◆ **Data section**:
- - - -
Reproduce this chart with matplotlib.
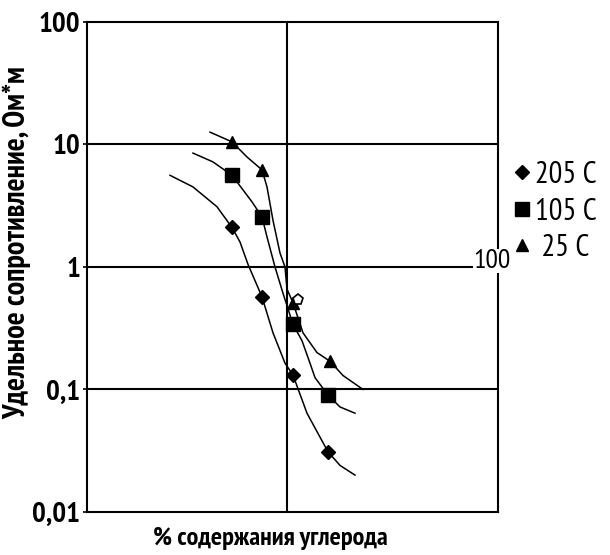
import matplotlib.pyplot as plt
from matplotlib.lines import Line2D

plt.rcParams['font.family'] = ['PT Sans Narrow', 'Fira Sans Extra Condensed', 'DejaVu Sans']

# curves (x in arbitrary units, centre line at 1.0)
x205 = [0.415, 0.53, 0.65, 0.725, 0.765, 0.805, 0.875, 0.93, 0.99, 1.03, 1.10, 1.205, 1.265, 1.34]
y205 = [5.6, 4.5, 3.1, 2.1, 1.6, 1.05, 0.57, 0.29, 0.164, 0.131, 0.064, 0.031, 0.024, 0.020]
x105 = [0.53, 0.63, 0.725, 0.825, 0.875, 0.90, 0.94, 0.98, 1.03, 1.075, 1.115, 1.14, 1.205, 1.265, 1.34]
y105 = [8.5, 7.2, 5.6, 3.4, 2.56, 1.76, 1.0, 0.61, 0.34, 0.25, 0.164, 0.125, 0.090, 0.072, 0.064]
x25 = [0.615, 0.725, 0.80, 0.875, 0.90, 0.93, 0.965, 0.99, 1.0, 1.03, 1.08, 1.15, 1.215, 1.28, 1.38]
y25 = [12.6, 10.5, 7.9, 6.2, 4.5, 2.4, 1.3, 1.0, 0.66, 0.51, 0.29, 0.20, 0.17, 0.13, 0.10]

# measured points
m205_x = [0.725, 0.875, 1.03, 1.205]
m205_y = [2.1, 0.57, 0.131, 0.031]
m105_x = [0.725, 0.875, 1.03, 1.205]
m105_y = [5.6, 2.56, 0.34, 0.090]
m25_x = [0.725, 0.875, 1.03, 1.215]
m25_y = [10.5, 6.2, 0.51, 0.17]
stray_x = [1.055]
stray_y = [0.54]

yticks = [0.01, 0.1, 1, 10, 100]
ytick_labels = ['0,01', '0,1', '1', '10', '100']

fig = plt.figure(figsize=(6.1, 5.55), dpi=100)
ax = fig.add_axes([0.1426, 0.0775, 0.6738, 0.883])

ax.set_yscale('log')
ax.set_ylim(0.01, 100)
ax.set_xlim(0, 2.055)

for yv in [0.1, 1, 10]:
    ax.axhline(yv, color='black', lw=1.5, zorder=1)
ax.axvline(1.0, color='black', lw=1.5, zorder=1)

ax.plot(x205, y205, color='black', lw=1.1, zorder=2)
ax.plot(x105, y105, color='black', lw=1.1, zorder=2)
ax.plot(x25, y25, color='black', lw=1.1, zorder=2)
ax.plot(m205_x, m205_y, 'D', color='black', ms=7, zorder=3)
ax.plot(m105_x, m105_y, 's', color='black', ms=10, zorder=3)
ax.plot(m25_x, m25_y, '^', color='black', ms=9, zorder=3)
ax.plot(stray_x, stray_y, 'p', mfc='white', mec='black', mew=1.2, ms=8, zorder=4)

for s in ax.spines.values():
    s.set_linewidth(1.5)

ax.set_yticks(yticks)
ax.set_yticklabels(ytick_labels, fontsize=21, fontweight='bold')
ax.yaxis.set_minor_locator(plt.NullLocator())
ax.tick_params(axis='y', length=3, width=1.2, pad=2)
ax.set_xticks([])

ax.set_ylabel('Удельное сопротивление, Ом*м', fontsize=22, fontweight='bold')
ax.yaxis.set_label_coords(-0.135, 0.55)
ax.set_xlabel('% содержания углерода', fontsize=19, fontweight='bold')
ax.xaxis.set_label_coords(0.445, -0.03)

# stray label at right edge
fig.text(492 / 610, 1 - 261 / 555, '100', fontsize=20, ha='center', va='center',
         bbox=dict(facecolor='white', edgecolor='none', pad=0.3))

handles = [Line2D([], [], ls='none', marker='D', color='black', ms=7),
           Line2D([], [], ls='none', marker='s', color='black', ms=10),
           Line2D([], [], ls='none', marker='^', color='black', ms=8)]
fig.legend(handles, ['205 C', '105 C', ' 25 C'], loc='upper left',
           bbox_to_anchor=(0.835, 0.71), frameon=False, fontsize=22,
           handletextpad=0.05, handlelength=0.8, labelspacing=0.28,
           borderpad=0, borderaxespad=0)

fig.savefig('out.png', dpi=100)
- - - -
◆ **Exercise task**: Leave out any pictures, please, and quote only the lines from the top of the data through the line that contains "plt.rcParams['font.family'] = ['PT".

◆ **Final result**:
Reproduce this chart with matplotlib.
import matplotlib.pyplot as plt
from matplotlib.lines import Line2D

plt.rcParams['font.family'] = ['PT Sans Narrow', 'Fira Sans Extra Condensed', 'DejaVu Sans']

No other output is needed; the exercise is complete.